American voters are grumpy, even angry with the politics that has been served up to them in recent years. Trump and Sanders prospered over the rest, who are seen as representing politics as they know it. Here are the results:
Many are hoping that Trump’s victory marks a high water mark. Around 65% of Republicans want someone else. But only Christie and Fiorina have dropped out, leaving Kasich, Cruz, Bush and Rubio to fight for second place. Unless their vote is consolidated onto one person there’s a good chance Trump will win.
Sanders thumped Clinton, putting real fear into the Clinton camp. He won every demographic, except the old and the rich. The under 30s went for Sanders 83%. Women preferred Sanders 55 to 44.

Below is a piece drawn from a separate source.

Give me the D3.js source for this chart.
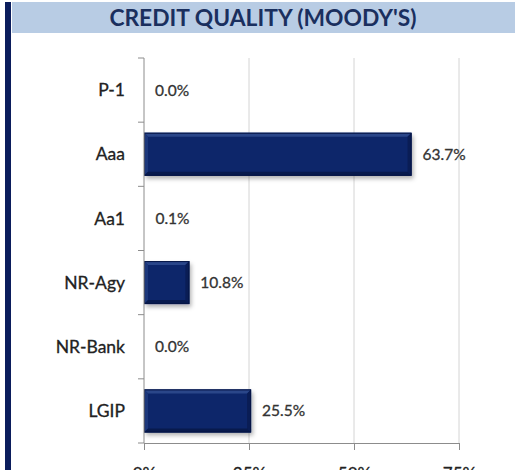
<!DOCTYPE html>
<html>
<head>
<meta charset="utf-8">
<script src="https://cdn.jsdelivr.net/npm/d3@7"></script>
<style>
  html, body { margin: 0; padding: 0; background: #fff; }
  svg { display: block; }
</style>
</head>
<body>
<svg id="chart" width="519" height="470"></svg>
<script>
var categories = ["P-1", "Aaa", "Aa1", "NR-Agy", "NR-Bank", "LGIP"];
var values = [0.0, 63.7, 0.1, 10.8, 0.0, 25.5];
var tickValues = [0, 25, 50, 75];
var title = "CREDIT QUALITY (MOODY'S)";

var svg = d3.select("#chart"),
  font = "Lato, 'Open Sans', sans-serif";

var margin = { top: 58, left: 144, bottom: 27 },
  height = 470 - margin.top - margin.bottom;

var x = d3.scaleLinear().domain([0, 75]).range([margin.left, 459]);
var y = d3.scaleBand()
  .domain(categories)
  .range([margin.top, margin.top + height])
  .paddingInner(0.33)
  .paddingOuter(0.165);

// frame: left stripe and title band
svg.append("rect")
  .attr("x", 5).attr("y", 2).attr("width", 6).attr("height", 468)
  .attr("fill", "#0b1d5c");

svg.append("rect")
  .attr("x", 12).attr("y", 2).attr("width", 503).attr("height", 31)
  .attr("fill", "#b8cce4");

svg.append("text")
  .attr("x", 263).attr("y", 25.5)
  .attr("text-anchor", "middle")
  .attr("font-family", font)
  .attr("font-weight", "bold")
  .attr("font-size", 22.8)
  .attr("fill", "#1a2f5e")
  .text(title);

var defs = svg.append("defs");

var shadow = defs.append("filter")
  .attr("id", "shadow")
  .attr("x", "-10%").attr("y", "-20%")
  .attr("width", "130%").attr("height", "160%");
shadow.append("feDropShadow")
  .attr("dx", 2).attr("dy", 3)
  .attr("stdDeviation", 2)
  .attr("flood-color", "#000")
  .attr("flood-opacity", 0.3);

// gridlines
svg.append("g")
  .selectAll("line")
  .data(tickValues.slice(1))
  .enter().append("line")
    .attr("x1", function(d) { return x(d); })
    .attr("x2", function(d) { return x(d); })
    .attr("y1", margin.top)
    .attr("y2", margin.top + height)
    .attr("stroke", "#d4d4d4")
    .attr("stroke-width", 1);

// bars
var bev = 4;
var bars = svg.append("g")
  .selectAll("g")
  .data(categories.map(function(c, i) { return { cat: c, value: values[i] }; })
    .filter(function(d) { return x(d.value) - x(0) > 2 * bev; }))
  .enter().append("g");

bars.append("rect")
  .attr("x", x(0))
  .attr("y", function(d) { return y(d.cat); })
  .attr("width", function(d) { return x(d.value) - x(0); })
  .attr("height", y.bandwidth())
  .attr("fill", "#0f276a")
  .attr("filter", "url(#shadow)");

function bevel(d, side) {
  var x0 = x(0), x1 = x(d.value), y0 = y(d.cat), y1 = y0 + y.bandwidth();
  var pts = {
    top: [[x0, y0], [x1, y0], [x1 - bev, y0 + bev], [x0 + bev, y0 + bev]],
    left: [[x0, y0], [x0 + bev, y0 + bev], [x0 + bev, y1 - bev], [x0, y1]],
    right: [[x1, y0], [x1, y1], [x1 - bev, y1 - bev], [x1 - bev, y0 + bev]],
    bottom: [[x0, y1], [x0 + bev, y1 - bev], [x1 - bev, y1 - bev], [x1, y1]]
  }[side];
  return "M" + pts.join("L") + "Z";
}

var bevelColors = { top: "#2a4689", left: "#1c377b", right: "#0a1d55", bottom: "#081a4d" };
Object.keys(bevelColors).forEach(function(side) {
  bars.append("path")
    .attr("d", function(d) { return bevel(d, side); })
    .attr("fill", bevelColors[side]);
});

bars.append("rect")
  .attr("x", x(0) + 0.5)
  .attr("y", function(d) { return y(d.cat) + 0.5; })
  .attr("width", function(d) { return x(d.value) - x(0) - 1; })
  .attr("height", y.bandwidth() - 1)
  .attr("fill", "none")
  .attr("stroke", "#061545")
  .attr("stroke-width", 1);

// value labels
svg.append("g")
  .selectAll("text")
  .data(values)
  .enter().append("text")
    .attr("x", function(d) { return x(d) + 11; })
    .attr("y", function(d, i) { return y(categories[i]) + y.bandwidth() / 2; })
    .attr("dy", "0.35em")
    .attr("font-family", font)
    .attr("font-size", 15.5)
    .attr("fill", "#333")
    .attr("stroke", "#333")
    .attr("stroke-width", 0.3)
    .text(function(d) { return d.toFixed(1) + "%"; });

// y axis
var yAxis = svg.append("g")
  .attr("transform", "translate(" + margin.left + ",0)");

yAxis.append("line")
  .attr("x1", 0).attr("x2", 0)
  .attr("y1", margin.top).attr("y2", margin.top + height)
  .attr("stroke", "#8c8c8c");

yAxis.selectAll("line.tick")
  .data(d3.range(categories.length + 1))
  .enter().append("line")
    .attr("class", "tick")
    .attr("x1", -6).attr("x2", 0)
    .attr("y1", function(i) { return margin.top + i * y.step(); })
    .attr("y2", function(i) { return margin.top + i * y.step(); })
    .attr("stroke", "#8c8c8c");

yAxis.selectAll("text")
  .data(categories)
  .enter().append("text")
    .attr("x", -19)
    .attr("y", function(d) { return y(d) + y.bandwidth() / 2; })
    .attr("dy", "0.35em")
    .attr("text-anchor", "end")
    .attr("font-family", font)
    .attr("font-size", 17.5)
    .attr("fill", "#222")
    .attr("stroke", "#222")
    .attr("stroke-width", 0.3)
    .text(function(d) { return d; });

// x axis
var xAxis = svg.append("g")
  .attr("transform", "translate(0," + (margin.top + height) + ")")
  .call(d3.axisBottom(x)
    .tickValues(tickValues)
    .tickSize(7)
    .tickSizeOuter(0)
    .tickPadding(18)
    .tickFormat(function(d) { return d + "%"; }));

xAxis.select(".domain").attr("stroke", "#8c8c8c");
xAxis.selectAll(".tick line").attr("stroke", "#8c8c8c");
xAxis.selectAll(".tick text")
  .attr("font-family", font)
  .attr("font-size", 17)
  .attr("fill", "#222")
  .attr("stroke", "#222")
  .attr("stroke-width", 0.3);
</script>
</body>
</html>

NPR identified 5 Things That Explain The Results. Clearly Hillary Clinton has a problem with women. Intrerventions by Gloria Steinem and Madeleine Albright were unhelpful:
- Campaigning with Clinton on Saturday, former Secretary of State Madeleine Albright thundered, “There’s a special place in hell for women who don’t help each other!” — a phrase she has used before, but one that was specifically targeted at younger female voters who were wooed by Sanders. Feminist leader Gloria Steinem also stirred controversy when she suggested last week that younger women were supporting Sanders just so they could meet boys.
Tim Dunlop feels that the choice between pragmatism and principle could have lessons for Australian politics.
Daryl McCann sees New Hampshire as a triumph of emotion over reason.
- Bernie Sanders and Donald Trump might be the most vibrant performers in this political theatre, but they are also the most dangerous.
John Barron points out that candidates that don’t win in New Hampshire have often gone on to win the race.
Anthony J. Gaughan provides an intelligent commentary at The Conversation, and looks forward to the next contest, for the Republicans it’s South Carolina and the Democrats Nevada. Trump has a clear lead in the polls. Nevada in less predictable. He sees polarisation as a leading feature of the campaign as the US becomes more fractured and divided.
There is a mood amongst active Democrats that they want to take back their party from the pragmatic centrists. But would the majority of Americans vote for a socialist?
The Washington Post publishes a Gallup Poll that says “no”. Eleven characteristics were listed. 93% would vote for a Catholic, 60% for a Muslim, 58% for an atheist, but only 47% for a socialist, whereas 50% say they would not.
But then would 50% vote for Donald Trump? I think not.